____ Given material

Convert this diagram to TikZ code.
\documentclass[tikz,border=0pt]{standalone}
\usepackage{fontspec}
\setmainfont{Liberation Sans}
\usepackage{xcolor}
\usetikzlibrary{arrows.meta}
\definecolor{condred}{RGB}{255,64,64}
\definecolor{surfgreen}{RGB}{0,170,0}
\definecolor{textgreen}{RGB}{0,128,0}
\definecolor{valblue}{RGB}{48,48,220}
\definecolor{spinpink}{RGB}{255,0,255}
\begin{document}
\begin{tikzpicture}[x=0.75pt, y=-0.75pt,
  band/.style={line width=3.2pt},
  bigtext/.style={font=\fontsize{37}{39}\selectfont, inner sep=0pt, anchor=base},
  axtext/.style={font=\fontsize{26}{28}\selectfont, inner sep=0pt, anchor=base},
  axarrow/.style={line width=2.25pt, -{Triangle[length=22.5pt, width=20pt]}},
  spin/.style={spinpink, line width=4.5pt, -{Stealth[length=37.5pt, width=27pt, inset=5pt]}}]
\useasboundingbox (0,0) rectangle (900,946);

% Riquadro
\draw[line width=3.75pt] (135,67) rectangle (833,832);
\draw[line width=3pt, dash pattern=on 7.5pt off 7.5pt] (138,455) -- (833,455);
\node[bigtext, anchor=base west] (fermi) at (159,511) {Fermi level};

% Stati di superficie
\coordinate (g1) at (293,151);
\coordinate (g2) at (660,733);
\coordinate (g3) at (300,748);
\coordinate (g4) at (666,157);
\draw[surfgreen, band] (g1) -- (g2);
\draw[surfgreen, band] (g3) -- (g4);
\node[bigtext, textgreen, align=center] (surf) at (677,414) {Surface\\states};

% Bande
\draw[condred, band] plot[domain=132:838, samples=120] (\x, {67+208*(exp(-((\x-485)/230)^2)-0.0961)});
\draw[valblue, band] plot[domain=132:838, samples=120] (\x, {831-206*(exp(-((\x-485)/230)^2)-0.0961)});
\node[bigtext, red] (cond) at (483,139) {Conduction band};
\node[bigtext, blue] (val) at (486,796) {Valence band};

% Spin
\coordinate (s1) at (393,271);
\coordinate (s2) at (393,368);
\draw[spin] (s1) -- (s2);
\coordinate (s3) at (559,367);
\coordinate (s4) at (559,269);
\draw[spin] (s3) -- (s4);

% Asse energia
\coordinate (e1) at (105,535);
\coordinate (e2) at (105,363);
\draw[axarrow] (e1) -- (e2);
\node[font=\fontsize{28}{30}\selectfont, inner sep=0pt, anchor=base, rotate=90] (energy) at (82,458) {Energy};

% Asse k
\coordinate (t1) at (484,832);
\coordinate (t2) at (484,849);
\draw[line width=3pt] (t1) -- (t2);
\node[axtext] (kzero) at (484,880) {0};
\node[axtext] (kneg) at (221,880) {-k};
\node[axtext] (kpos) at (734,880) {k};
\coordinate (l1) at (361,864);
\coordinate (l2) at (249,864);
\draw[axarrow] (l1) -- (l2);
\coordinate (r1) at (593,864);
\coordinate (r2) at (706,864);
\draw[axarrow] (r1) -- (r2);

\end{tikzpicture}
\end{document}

________

• _Problem to work on_: Exactly as written, please reproduce the lines from the first line of the data to the line containing "textgreen, align=center] (surf)", inclusive, and nothing else.

• _Written answer_:
Convert this diagram to TikZ code.
\documentclass[tikz,border=0pt]{standalone}
\usepackage{fontspec}
\setmainfont{Liberation Sans}
\usepackage{xcolor}
\usetikzlibrary{arrows.meta}
\definecolor{condred}{RGB}{255,64,64}
\definecolor{surfgreen}{RGB}{0,170,0}
\definecolor{textgreen}{RGB}{0,128,0}
\definecolor{valblue}{RGB}{48,48,220}
\definecolor{spinpink}{RGB}{255,0,255}
\begin{document}
\begin{tikzpicture}[x=0.75pt, y=-0.75pt,
  band/.style={line width=3.2pt},
  bigtext/.style={font=\fontsize{37}{39}\selectfont, inner sep=0pt, anchor=base},
  axtext/.style={font=\fontsize{26}{28}\selectfont, inner sep=0pt, anchor=base},
  axarrow/.style={line width=2.25pt, -{Triangle[length=22.5pt, width=20pt]}},
  spin/.style={spinpink, line width=4.5pt, -{Stealth[length=37.5pt, width=27pt, inset=5pt]}}]
\useasboundingbox (0,0) rectangle (900,946);

% Riquadro
\draw[line width=3.75pt] (135,67) rectangle (833,832);
\draw[line width=3pt, dash pattern=on 7.5pt off 7.5pt] (138,455) -- (833,455);
\node[bigtext, anchor=base west] (fermi) at (159,511) {Fermi level};

% Stati di superficie
\coordinate (g1) at (293,151);
\coordinate (g2) at (660,733);
\coordinate (g3) at (300,748);
\coordinate (g4) at (666,157);
\draw[surfgreen, band] (g1) -- (g2);
\draw[surfgreen, band] (g3) -- (g4);
\node[bigtext, textgreen, align=center] (surf) at (677,414) {Surface\\states};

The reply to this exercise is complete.